======== AVAILABLE DATA
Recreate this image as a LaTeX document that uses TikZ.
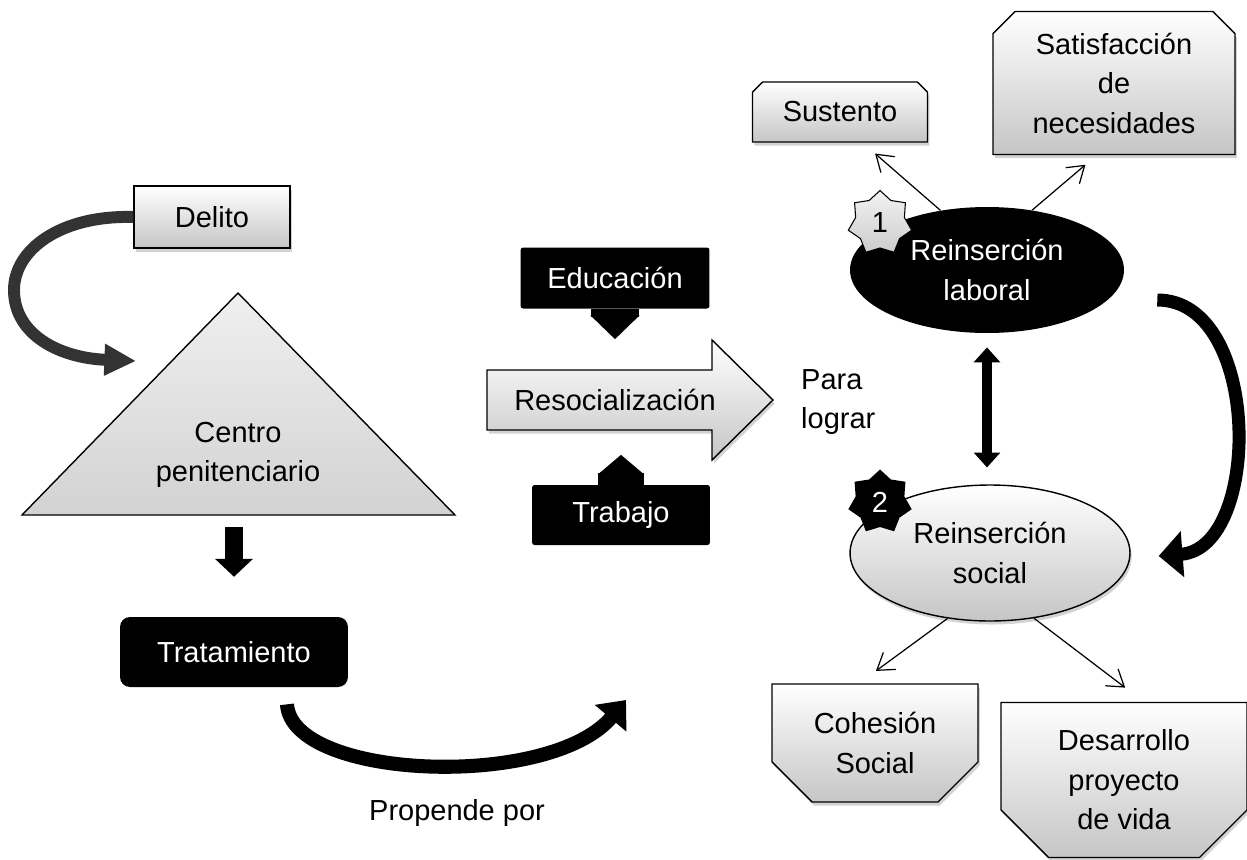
\documentclass[tikz,border=0pt]{standalone}
\usepackage{fontspec}
\setmainfont{Liberation Sans}
\usetikzlibrary{arrows.meta,shapes.geometric,shadows}
\pgfdeclarelayer{background}
\pgfsetlayers{background,main}

\begin{document}
\begin{tikzpicture}[
        %Environment Config
        x=0.02cm, y=-0.02cm,
        font=\fontsize{16.5}{22.5}\selectfont,
        GrayShape/.style={%Style for the light gray shapes
            draw,
            line width=0.8pt,
            top color=white,
            bottom color=gray!45,
            drop shadow={opacity=0.35, shadow xshift=1pt, shadow yshift=-2pt},
            align=center,
            inner sep=0pt
        },
        BlackShape/.style={%Style for the black shapes
            fill=black,
            text=white,
            align=center,
            inner sep=0pt
        },
        SnipText/.style={%Style for the text of the boxes with cut corners
            align=center,
            inner sep=0pt,
            outer sep=0pt
        },
        ThinArrow/.style={%Style for the thin connectors
            -{Straight Barb[length=9pt,width=12pt]},
            line width=0.7pt
        },
        BigArrow/.style={%Style for the thick curved arrows
            line width=#1,
            line cap=butt
        },
        Numbered/.style={%Style for the star marks
            star,
            star points=7,
            star point ratio=1.3,
            minimum size=1.3cm,
            inner sep=0pt,
            line width=0.6pt
        }
    ]
    \def\SnipTop(#1)#2{%box with the upper corners cut
        \begin{pgfonlayer}{background}
            \draw[GrayShape] (#1.south west) -- ([yshift=-#2]#1.north west) -- ([xshift=#2]#1.north west)
                -- ([xshift=-#2]#1.north east) -- ([yshift=-#2]#1.north east) -- (#1.south east) -- cycle;
        \end{pgfonlayer}
    }
    \def\SnipBottom(#1)#2{%box with the lower corners cut
        \begin{pgfonlayer}{background}
            \draw[GrayShape] (#1.north west) -- ([yshift=#2]#1.south west) -- ([xshift=#2]#1.south west)
                -- ([xshift=-#2]#1.south east) -- ([yshift=#2]#1.south east) -- (#1.north east) -- cycle;
        \end{pgfonlayer}
    }
    \useasboundingbox (0,0) rectangle (1247,859);

    %%%%%%%%%%%%%%%%%%%%%%%%%%%%%%%%%%%%%%%%%%%%%%%%%%%%%%%%%%%%%%%%%%%%%%%%%%%%
    % LEFT PART
    %%%%%%%%%%%%%%%%%%%%%%%%%%%%%%%%%%%%%%%%%%%%%%%%%%%%%%%%%%%%%%%%%%%%%%%%%%%%
    \node[GrayShape, minimum width=3.12cm, minimum height=1.24cm] (Delito) at (212,217) {Delito};

    % triangle of the prison
    \coordinate (CentroTop) at (238,293);
    \coordinate (CentroLeft) at (22,515);
    \coordinate (CentroRight) at (455,515);
    \draw[line width=0.8pt, top color=gray!12, bottom color=gray!35] (CentroTop) -- (CentroRight) -- (CentroLeft) -- cycle;
    \node[align=center] (Centro) at (238,455) {Centro\\penitenciario};

    \coordinate (DelitoTip) at (136,361);
    \draw[BigArrow=6.8pt, black!80, -{Triangle[length=18pt,width=17pt]}]
        (Delito.west) .. controls (60,215) and (14,250) .. (14,290)
        .. controls (14,335) and (60,358) .. (DelitoTip);

    \node[BlackShape, rounded corners=0.2cm, minimum width=4.56cm, minimum height=1.4cm] (Tratamiento) at (234,652) {Tratamiento};
    \draw[line width=10.2pt, -{Triangle[length=10.2pt,width=21pt]}, shorten <=6.8pt, shorten >=22.7pt]
        (Tratamiento |- CentroLeft) -- (Tratamiento.north);

    \node (Propende) at (457,813) {Propende por};
    \coordinate (PropendeTip) at (626,700);
    \draw[BigArrow=8pt, -{Triangle[length=13.6pt,width=22.7pt]}]
        ([shift={(53,17)}]Tratamiento.south) .. controls (292,780) and (550,790) .. (PropendeTip);

    %%%%%%%%%%%%%%%%%%%%%%%%%%%%%%%%%%%%%%%%%%%%%%%%%%%%%%%%%%%%%%%%%%%%%%%%%%%%
    % MIDDLE PART
    %%%%%%%%%%%%%%%%%%%%%%%%%%%%%%%%%%%%%%%%%%%%%%%%%%%%%%%%%%%%%%%%%%%%%%%%%%%%
    % block arrow
    \draw[GrayShape] (487,370) -- (712,370) -- (712,340) -- (773,400) -- (712,460) -- (712,430) -- (487,430) -- cycle;
    \node (Resocializacion) at (615,400) {Resocializaci\'on};

    \node[BlackShape, rounded corners=1.5pt, minimum width=3.78cm, minimum height=1.22cm] (Educacion) at (615,278) {Educaci\'on};
    \node[BlackShape, rounded corners=1.5pt, minimum width=3.56cm, minimum height=1.2cm] (Trabajo) at (621,515) {Trabajo};
    \draw[line width=27.2pt, -{Triangle[length=13.6pt,width=27.2pt]}, shorten >=34.6pt]
        (Educacion.south) -- (Educacion |- Resocializacion);
    \draw[line width=26pt, -{Triangle[length=11.3pt,width=26pt]}, shorten >=31.2pt]
        (Trabajo.north) -- (Trabajo |- Resocializacion);

    \node[anchor=west, align=left] (ParaLograr) at (795,402) {Para\\lograr};

    %%%%%%%%%%%%%%%%%%%%%%%%%%%%%%%%%%%%%%%%%%%%%%%%%%%%%%%%%%%%%%%%%%%%%%%%%%%%
    % RIGHT PART
    %%%%%%%%%%%%%%%%%%%%%%%%%%%%%%%%%%%%%%%%%%%%%%%%%%%%%%%%%%%%%%%%%%%%%%%%%%%%
    % upper ellipse
    \node[BlackShape, ellipse, minimum width=5.48cm, minimum height=2.52cm] (Laboral) at (987,270) {Reinserci\'on\\laboral};
    \node[Numbered, draw, top color=gray!10, bottom color=gray!40] (StarOne) at (880,223) {1};

    \node[SnipText, minimum width=3.5cm, minimum height=1.2cm] (Sustento) at (840,112) {Sustento};
    \SnipTop(Sustento){0.2cm}
    \node[SnipText, minimum width=4.84cm, minimum height=2.86cm] (Satisfaccion) at (1114,83) {Satisfacci\'on\\de\\necesidades};
    \SnipTop(Satisfaccion){0.44cm}
    \draw[ThinArrow, shorten >=10pt] (Laboral.128) -- (Sustento.-54);
    \draw[ThinArrow, shorten >=9pt] (Laboral.53) -- (Satisfaccion.-103);

    % lower ellipse
    \node[GrayShape, ellipse, minimum width=5.6cm, minimum height=2.72cm] (Social) at (990,553) {Reinserci\'on\\social};
    \node[Numbered, fill=black, text=white] (StarTwo) at (880,502) {2};

    \draw[line width=5.7pt, {Triangle[length=8.5pt,width=14.7pt]}-{Triangle[length=8.5pt,width=14.7pt]},
        shorten <=8pt, shorten >=9.6pt] (Laboral.south) -- (Laboral.south |- Social.north);

    \draw[BigArrow=7.4pt, -{Triangle[length=13.6pt,width=25.5pt]}]
        ([shift={(33,30)}]Laboral.east) .. controls (1262,300) and (1262,548) .. ([shift={(28,3)}]Social.east);

    \node[SnipText, minimum width=4.12cm, minimum height=2.36cm] (Cohesion) at (875,743) {Cohesi\'on\\Social};
    \SnipBottom(Cohesion){0.8cm}
    \node[SnipText, minimum width=4.92cm, minimum height=3.1cm] (Desarrollo) at (1124,780) {Desarrollo\\proyecto\\de vida};
    \SnipBottom(Desarrollo){0.95cm}
    \draw[ThinArrow, shorten >=12.6pt] (Social.-123) -- (Cohesion.106);
    \draw[ThinArrow, shorten >=14pt] (Social.-56) -- (Desarrollo.75);
\end{tikzpicture}
\end{document}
================
EXERCISE OBJECTIVE: Repeat the material exactly as it reads, without any of its pictures.

EXPECTED ANSWER:
Recreate this image as a LaTeX document that uses TikZ.
\documentclass[tikz,border=0pt]{standalone}
\usepackage{fontspec}
\setmainfont{Liberation Sans}
\usetikzlibrary{arrows.meta,shapes.geometric,shadows}
\pgfdeclarelayer{background}
\pgfsetlayers{background,main}

\begin{document}
\begin{tikzpicture}[
        %Environment Config
        x=0.02cm, y=-0.02cm,
        font=\fontsize{16.5}{22.5}\selectfont,
        GrayShape/.style={%Style for the light gray shapes
            draw,
            line width=0.8pt,
            top color=white,
            bottom color=gray!45,
            drop shadow={opacity=0.35, shadow xshift=1pt, shadow yshift=-2pt},
            align=center,
            inner sep=0pt
        },
        BlackShape/.style={%Style for the black shapes
            fill=black,
            text=white,
            align=center,
            inner sep=0pt
        },
        SnipText/.style={%Style for the text of the boxes with cut corners
            align=center,
            inner sep=0pt,
            outer sep=0pt
        },
        ThinArrow/.style={%Style for the thin connectors
            -{Straight Barb[length=9pt,width=12pt]},
            line width=0.7pt
        },
        BigArrow/.style={%Style for the thick curved arrows
            line width=#1,
            line cap=butt
        },
        Numbered/.style={%Style for the star marks
            star,
            star points=7,
            star point ratio=1.3,
            minimum size=1.3cm,
            inner sep=0pt,
            line width=0.6pt
        }
    ]
    \def\SnipTop(#1)#2{%box with the upper corners cut
        \begin{pgfonlayer}{background}
            \draw[GrayShape] (#1.south west) -- ([yshift=-#2]#1.north west) -- ([xshift=#2]#1.north west)
                -- ([xshift=-#2]#1.north east) -- ([yshift=-#2]#1.north east) -- (#1.south east) -- cycle;
        \end{pgfonlayer}
    }
    \def\SnipBottom(#1)#2{%box with the lower corners cut
        \begin{pgfonlayer}{background}
            \draw[GrayShape] (#1.north west) -- ([yshift=#2]#1.south west) -- ([xshift=#2]#1.south west)
                -- ([xshift=-#2]#1.south east) -- ([yshift=#2]#1.south east) -- (#1.north east) -- cycle;
        \end{pgfonlayer}
    }
    \useasboundingbox (0,0) rectangle (1247,859);

    %%%%%%%%%%%%%%%%%%%%%%%%%%%%%%%%%%%%%%%%%%%%%%%%%%%%%%%%%%%%%%%%%%%%%%%%%%%%
    % LEFT PART
    %%%%%%%%%%%%%%%%%%%%%%%%%%%%%%%%%%%%%%%%%%%%%%%%%%%%%%%%%%%%%%%%%%%%%%%%%%%%
    \node[GrayShape, minimum width=3.12cm, minimum height=1.24cm] (Delito) at (212,217) {Delito};

    % triangle of the prison
    \coordinate (CentroTop) at (238,293);
    \coordinate (CentroLeft) at (22,515);
    \coordinate (CentroRight) at (455,515);
    \draw[line width=0.8pt, top color=gray!12, bottom color=gray!35] (CentroTop) -- (CentroRight) -- (CentroLeft) -- cycle;
    \node[align=center] (Centro) at (238,455) {Centro\\penitenciario};

    \coordinate (DelitoTip) at (136,361);
    \draw[BigArrow=6.8pt, black!80, -{Triangle[length=18pt,width=17pt]}]
        (Delito.west) .. controls (60,215) and (14,250) .. (14,290)
        .. controls (14,335) and (60,358) .. (DelitoTip);

    \node[BlackShape, rounded corners=0.2cm, minimum width=4.56cm, minimum height=1.4cm] (Tratamiento) at (234,652) {Tratamiento};
    \draw[line width=10.2pt, -{Triangle[length=10.2pt,width=21pt]}, shorten <=6.8pt, shorten >=22.7pt]
        (Tratamiento |- CentroLeft) -- (Tratamiento.north);

    \node (Propende) at (457,813) {Propende por};
    \coordinate (PropendeTip) at (626,700);
    \draw[BigArrow=8pt, -{Triangle[length=13.6pt,width=22.7pt]}]
        ([shift={(53,17)}]Tratamiento.south) .. controls (292,780) and (550,790) .. (PropendeTip);

    %%%%%%%%%%%%%%%%%%%%%%%%%%%%%%%%%%%%%%%%%%%%%%%%%%%%%%%%%%%%%%%%%%%%%%%%%%%%
    % MIDDLE PART
    %%%%%%%%%%%%%%%%%%%%%%%%%%%%%%%%%%%%%%%%%%%%%%%%%%%%%%%%%%%%%%%%%%%%%%%%%%%%
    % block arrow
    \draw[GrayShape] (487,370) -- (712,370) -- (712,340) -- (773,400) -- (712,460) -- (712,430) -- (487,430) -- cycle;
    \node (Resocializacion) at (615,400) {Resocializaci\'on};

    \node[BlackShape, rounded corners=1.5pt, minimum width=3.78cm, minimum height=1.22cm] (Educacion) at (615,278) {Educaci\'on};
    \node[BlackShape, rounded corners=1.5pt, minimum width=3.56cm, minimum height=1.2cm] (Trabajo) at (621,515) {Trabajo};
    \draw[line width=27.2pt, -{Triangle[length=13.6pt,width=27.2pt]}, shorten >=34.6pt]
        (Educacion.south) -- (Educacion |- Resocializacion);
    \draw[line width=26pt, -{Triangle[length=11.3pt,width=26pt]}, shorten >=31.2pt]
        (Trabajo.north) -- (Trabajo |- Resocializacion);

    \node[anchor=west, align=left] (ParaLograr) at (795,402) {Para\\lograr};

    %%%%%%%%%%%%%%%%%%%%%%%%%%%%%%%%%%%%%%%%%%%%%%%%%%%%%%%%%%%%%%%%%%%%%%%%%%%%
    % RIGHT PART
    %%%%%%%%%%%%%%%%%%%%%%%%%%%%%%%%%%%%%%%%%%%%%%%%%%%%%%%%%%%%%%%%%%%%%%%%%%%%
    % upper ellipse
    \node[BlackShape, ellipse, minimum width=5.48cm, minimum height=2.52cm] (Laboral) at (987,270) {Reinserci\'on\\laboral};
    \node[Numbered, draw, top color=gray!10, bottom color=gray!40] (StarOne) at (880,223) {1};

    \node[SnipText, minimum width=3.5cm, minimum height=1.2cm] (Sustento) at (840,112) {Sustento};
    \SnipTop(Sustento){0.2cm}
    \node[SnipText, minimum width=4.84cm, minimum height=2.86cm] (Satisfaccion) at (1114,83) {Satisfacci\'on\\de\\necesidades};
    \SnipTop(Satisfaccion){0.44cm}
    \draw[ThinArrow, shorten >=10pt] (Laboral.128) -- (Sustento.-54);
    \draw[ThinArrow, shorten >=9pt] (Laboral.53) -- (Satisfaccion.-103);

    % lower ellipse
    \node[GrayShape, ellipse, minimum width=5.6cm, minimum height=2.72cm] (Social) at (990,553) {Reinserci\'on\\social};
    \node[Numbered, fill=black, text=white] (StarTwo) at (880,502) {2};

    \draw[line width=5.7pt, {Triangle[length=8.5pt,width=14.7pt]}-{Triangle[length=8.5pt,width=14.7pt]},
        shorten <=8pt, shorten >=9.6pt] (Laboral.south) -- (Laboral.south |- Social.north);

    \draw[BigArrow=7.4pt, -{Triangle[length=13.6pt,width=25.5pt]}]
        ([shift={(33,30)}]Laboral.east) .. controls (1262,300) and (1262,548) .. ([shift={(28,3)}]Social.east);

    \node[SnipText, minimum width=4.12cm, minimum height=2.36cm] (Cohesion) at (875,743) {Cohesi\'on\\Social};
    \SnipBottom(Cohesion){0.8cm}
    \node[SnipText, minimum width=4.92cm, minimum height=3.1cm] (Desarrollo) at (1124,780) {Desarrollo\\proyecto\\de vida};
    \SnipBottom(Desarrollo){0.95cm}
    \draw[ThinArrow, shorten >=12.6pt] (Social.-123) -- (Cohesion.106);
    \draw[ThinArrow, shorten >=14pt] (Social.-56) -- (Desarrollo.75);
\end{tikzpicture}
\end{document}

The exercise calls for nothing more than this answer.